Driving with Selvi.jpeg

As an example of film craft Elisa Paloschi's Driving with Selvi leaves a lot to be desired, but that may matter little to most audiences. The fact is that Selvi herself, a young woman from the south of India who overcame a terrible childhood but refused to be disheartened by it, is such an engaging presence that those viewing this documentary about her may well be entranced. Her appeal on screen - charismatic is not too strong a word - may not only carry the film, well photographed in colour by its director, but may blind them to those elements that make me feel that the quality of the filmmaking is less than the subject deserved, even if the warmth of the film is palpable.

Driving with Selvi starts with statistics about child brides (India has a spectacularly high proportion of them) as though that were to be the film's subject. But that's not really the case, even if the taxi driving village girl, Selvi, now making her way in the city, had been a child bride at fourteen forced into a marriage that proved to be abusive. The statements mislead us into expecting something other than a wholly personal tale of one woman, a woman who obtained aid from an admirable organisation known as Odanadi, went on to find a good man who became her second husband without requiring a dowry and then over the years became a mother devoted to the daughter of this second marriage before later returning to another love of her life, her work as a driver.

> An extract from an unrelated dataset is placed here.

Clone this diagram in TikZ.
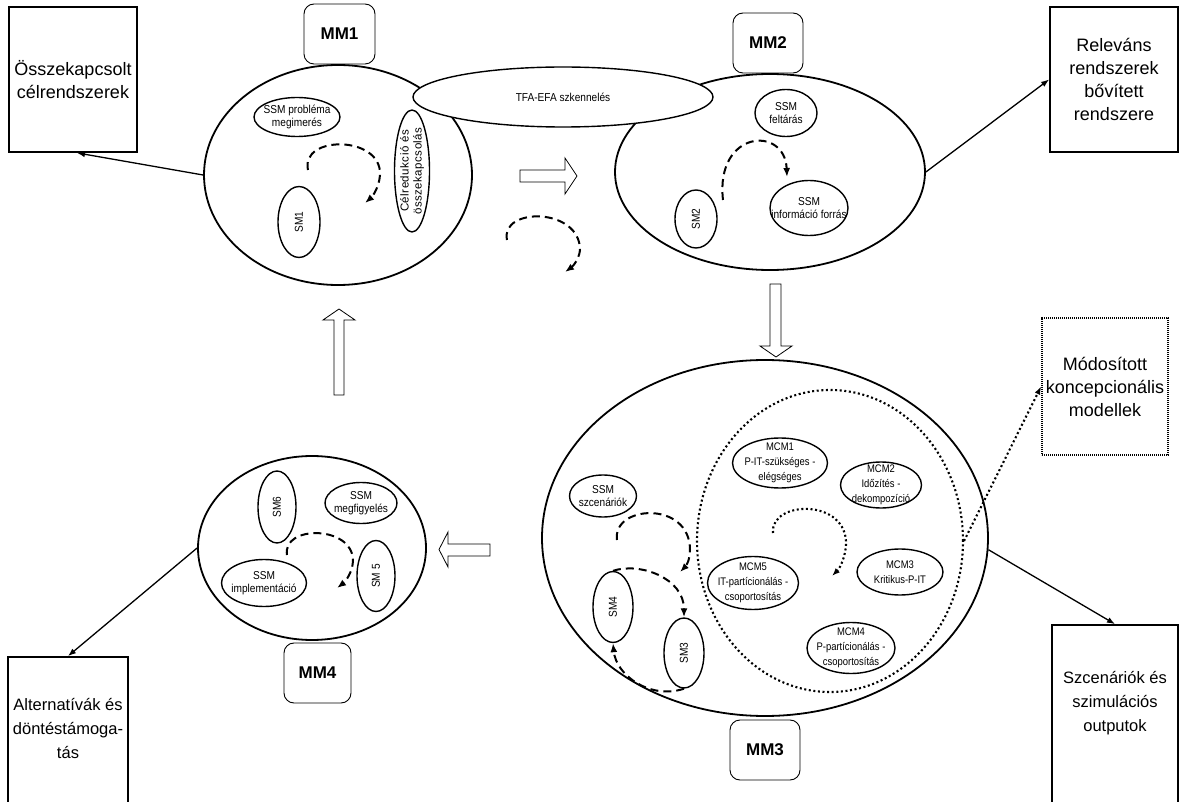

This story covering a whole decade is one to inspire, but the telling is ill-organised combining as it does interview footage with just occasional comment from the filmmaker, narrative material incorporating modest re-enactments (as when the film kids us that we are looking at the young Selvi) and details about Selvi's horrific childhood, some of which emerges only late on even though this is mainly a chronological work. In the early scenes past history is often heard against totally irrelevant images and there is no sense of shape, no indication of exactly what the film is building towards. It only lasts 74 minutes but I, for one, feel that it needed far stronger structuring once the shooting of the film had ended. Nevertheless, Indian life among those struggling to make do is authentically conveyed. Furthermore, Selvi's role as an achiever triumphing over a tragic start to life would be striking in itself even if she had far less of a presence in front of the camera than she undoubtedly has.

MANSEL STIMPSON

Cast
: Selvi, Viji, Hariga, Stanly, Parashuru.

Dir Elisa Paloschi, Pro Elisa Paloschi, Written by Elisa Paloschi, Ph Elisa Paloschi, Ed David Kazala, Music Ken Myhr.

Eyesfull/Chicken & Egg Pictures-DocHouse.
74 mins. Canada. 2015. Rel: 7 October 2016. No Cert.